» **Your instructions**: Print, please, exactly and only the lines between the line holding "Output the LaTeX" and the line holding "(0,0) rectangle (548,482);", inclusive, omitting any pictures.

» **Data records**:
[Start]

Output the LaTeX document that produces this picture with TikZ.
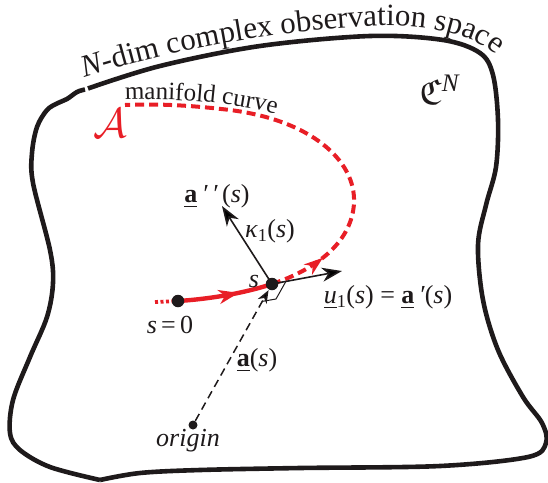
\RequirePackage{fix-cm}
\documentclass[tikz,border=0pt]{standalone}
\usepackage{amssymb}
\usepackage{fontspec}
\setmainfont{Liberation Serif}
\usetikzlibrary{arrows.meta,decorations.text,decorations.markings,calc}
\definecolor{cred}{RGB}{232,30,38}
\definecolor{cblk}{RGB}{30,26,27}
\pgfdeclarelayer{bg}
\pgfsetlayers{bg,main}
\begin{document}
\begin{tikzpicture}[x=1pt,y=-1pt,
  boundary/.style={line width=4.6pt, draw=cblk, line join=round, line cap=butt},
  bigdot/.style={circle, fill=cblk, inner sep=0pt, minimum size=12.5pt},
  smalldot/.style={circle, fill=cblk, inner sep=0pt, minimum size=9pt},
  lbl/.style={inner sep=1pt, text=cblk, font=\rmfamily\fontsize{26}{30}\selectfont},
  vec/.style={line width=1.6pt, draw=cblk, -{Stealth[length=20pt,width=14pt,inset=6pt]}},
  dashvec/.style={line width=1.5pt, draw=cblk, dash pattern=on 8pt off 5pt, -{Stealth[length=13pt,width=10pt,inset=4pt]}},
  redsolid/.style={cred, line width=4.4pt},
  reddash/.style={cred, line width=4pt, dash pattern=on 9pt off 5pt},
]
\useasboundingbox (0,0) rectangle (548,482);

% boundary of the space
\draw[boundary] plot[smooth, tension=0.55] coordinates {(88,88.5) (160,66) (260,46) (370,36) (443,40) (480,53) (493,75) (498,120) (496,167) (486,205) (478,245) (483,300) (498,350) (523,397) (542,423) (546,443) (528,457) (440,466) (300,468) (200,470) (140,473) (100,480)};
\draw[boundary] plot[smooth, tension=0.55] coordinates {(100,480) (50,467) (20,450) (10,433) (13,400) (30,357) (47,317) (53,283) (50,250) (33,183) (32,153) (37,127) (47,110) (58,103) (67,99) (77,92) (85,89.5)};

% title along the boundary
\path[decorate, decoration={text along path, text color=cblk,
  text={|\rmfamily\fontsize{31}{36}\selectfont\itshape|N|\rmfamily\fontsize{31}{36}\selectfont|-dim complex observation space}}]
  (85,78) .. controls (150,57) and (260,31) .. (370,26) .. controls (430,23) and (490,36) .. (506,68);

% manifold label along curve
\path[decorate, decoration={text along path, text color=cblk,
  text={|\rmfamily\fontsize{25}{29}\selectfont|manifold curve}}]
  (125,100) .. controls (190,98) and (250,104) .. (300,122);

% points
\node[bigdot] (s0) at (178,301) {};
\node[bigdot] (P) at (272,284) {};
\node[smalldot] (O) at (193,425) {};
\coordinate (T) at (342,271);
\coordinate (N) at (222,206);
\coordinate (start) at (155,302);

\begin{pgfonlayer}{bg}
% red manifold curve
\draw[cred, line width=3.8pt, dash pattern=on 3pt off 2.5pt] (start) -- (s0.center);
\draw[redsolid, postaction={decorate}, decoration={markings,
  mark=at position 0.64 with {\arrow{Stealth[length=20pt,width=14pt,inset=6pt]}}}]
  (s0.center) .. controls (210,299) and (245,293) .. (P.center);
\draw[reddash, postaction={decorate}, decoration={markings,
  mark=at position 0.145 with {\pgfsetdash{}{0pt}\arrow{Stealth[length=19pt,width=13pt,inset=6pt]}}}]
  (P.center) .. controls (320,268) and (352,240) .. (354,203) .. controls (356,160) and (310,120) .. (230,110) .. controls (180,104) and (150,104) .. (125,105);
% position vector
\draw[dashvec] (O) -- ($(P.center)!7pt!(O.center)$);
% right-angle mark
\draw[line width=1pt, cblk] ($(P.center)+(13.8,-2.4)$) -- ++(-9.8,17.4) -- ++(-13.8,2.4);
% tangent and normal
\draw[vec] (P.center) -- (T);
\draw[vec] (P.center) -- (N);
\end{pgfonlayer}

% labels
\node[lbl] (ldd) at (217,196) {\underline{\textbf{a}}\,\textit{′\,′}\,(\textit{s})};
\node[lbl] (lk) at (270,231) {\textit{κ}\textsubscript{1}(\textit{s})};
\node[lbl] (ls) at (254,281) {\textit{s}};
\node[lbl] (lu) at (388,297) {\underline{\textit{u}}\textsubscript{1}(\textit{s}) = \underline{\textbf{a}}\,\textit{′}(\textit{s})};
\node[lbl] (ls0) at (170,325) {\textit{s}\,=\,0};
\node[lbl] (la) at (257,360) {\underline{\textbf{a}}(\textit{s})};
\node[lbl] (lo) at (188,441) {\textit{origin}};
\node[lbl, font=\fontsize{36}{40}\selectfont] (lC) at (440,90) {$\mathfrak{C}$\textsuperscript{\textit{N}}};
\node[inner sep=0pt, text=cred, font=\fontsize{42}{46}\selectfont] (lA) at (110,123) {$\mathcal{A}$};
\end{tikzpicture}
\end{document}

[End]
[Start]

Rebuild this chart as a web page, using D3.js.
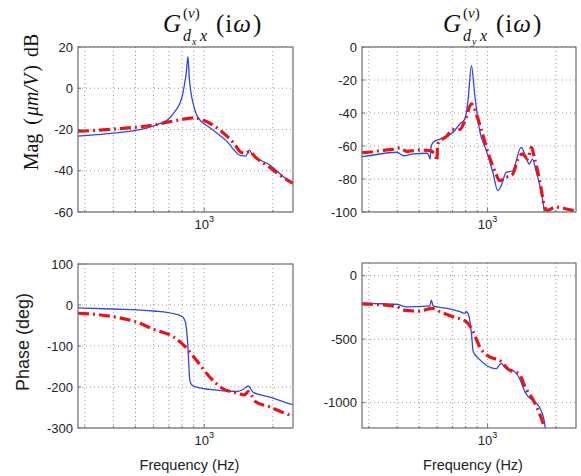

[End]

» **Solution**:
Output the LaTeX document that produces this picture with TikZ.
\RequirePackage{fix-cm}
\documentclass[tikz,border=0pt]{standalone}
\usepackage{amssymb}
\usepackage{fontspec}
\setmainfont{Liberation Serif}
\usetikzlibrary{arrows.meta,decorations.text,decorations.markings,calc}
\definecolor{cred}{RGB}{232,30,38}
\definecolor{cblk}{RGB}{30,26,27}
\pgfdeclarelayer{bg}
\pgfsetlayers{bg,main}
\begin{document}
\begin{tikzpicture}[x=1pt,y=-1pt,
  boundary/.style={line width=4.6pt, draw=cblk, line join=round, line cap=butt},
  bigdot/.style={circle, fill=cblk, inner sep=0pt, minimum size=12.5pt},
  smalldot/.style={circle, fill=cblk, inner sep=0pt, minimum size=9pt},
  lbl/.style={inner sep=1pt, text=cblk, font=\rmfamily\fontsize{26}{30}\selectfont},
  vec/.style={line width=1.6pt, draw=cblk, -{Stealth[length=20pt,width=14pt,inset=6pt]}},
  dashvec/.style={line width=1.5pt, draw=cblk, dash pattern=on 8pt off 5pt, -{Stealth[length=13pt,width=10pt,inset=4pt]}},
  redsolid/.style={cred, line width=4.4pt},
  reddash/.style={cred, line width=4pt, dash pattern=on 9pt off 5pt},
]
\useasboundingbox (0,0) rectangle (548,482);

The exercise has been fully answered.